"Dip and Dunk Processing" Where?

I hate to say it (because I believe good labs need all the business they can get) you're much better off just doing it at home. Black and white processing is child's play.

Agreed.

Back when I used to shoot a lot of E6, I would process it at home, too. There are a couple of more steps and chemicals involved, but it is not that much different from processing B&W film.

The main difference is that you have to maintain tighter control on chemical temperature during the first developer and the color developer. It is really not that hard to do, either.

I used to develop E6 in my kitchen sink, using warm water to control the developing process temperatures. My slides always came out looking perfect in terms of color accuracy - and I never had problems with scratched slides.

Developing film is not voodoo or black magic - give it a try. ;)
 
Every lab will do smaller batches in rotary processors - even if they own hanger type (dip and dunk) processors, don't hold your breath that pushed colour or less common black and white film types will go through them. Unless the lab is running so low on jobs that they can modify the processing speed - which usually implies a volume where their chemistry is not perfectly regenerated.

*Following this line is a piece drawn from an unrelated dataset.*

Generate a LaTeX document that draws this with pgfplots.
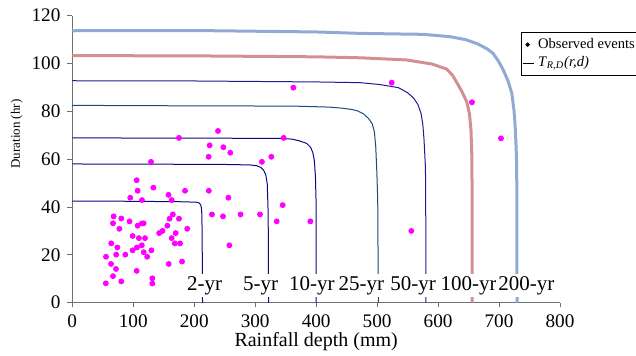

So, no, dip and dunk is not the king of processing - it is much superior to continuously processing minilabs (where any slack in the maintenance will show up in the shape of scratches and dirt embedded in the emulsion), and more affordable than rotary or hand processing, but it is lacking flexibility, and its quality depends on a continuous work load (or high enough prices to keep the thing running all week on test strips). Back in the days I avoided having film processed in the first few hours of the day, on Mondays (when the chemistry might be off spec after the weekend) and Fridays (when every agency pushed for having their "this week" jobs finished, so that the lab was sometimes working above the capacity limits).
 
The last time I asked, Dominion Camera, 112 West Broad St, Falls Church, VA 44710, 703 532-6700, dominioncamera@gmail.com (So presumably Ace Camera, 44710 Cape Ct, Ste 122, Ashburn, VA 20147, 703 430-3333, who have purchased Dominion, also) does D&D. I've never had that done, but I have had other development done at Dominion and it was done well.

They also related they would accept development work by mail, and return it the same way, if prepaid.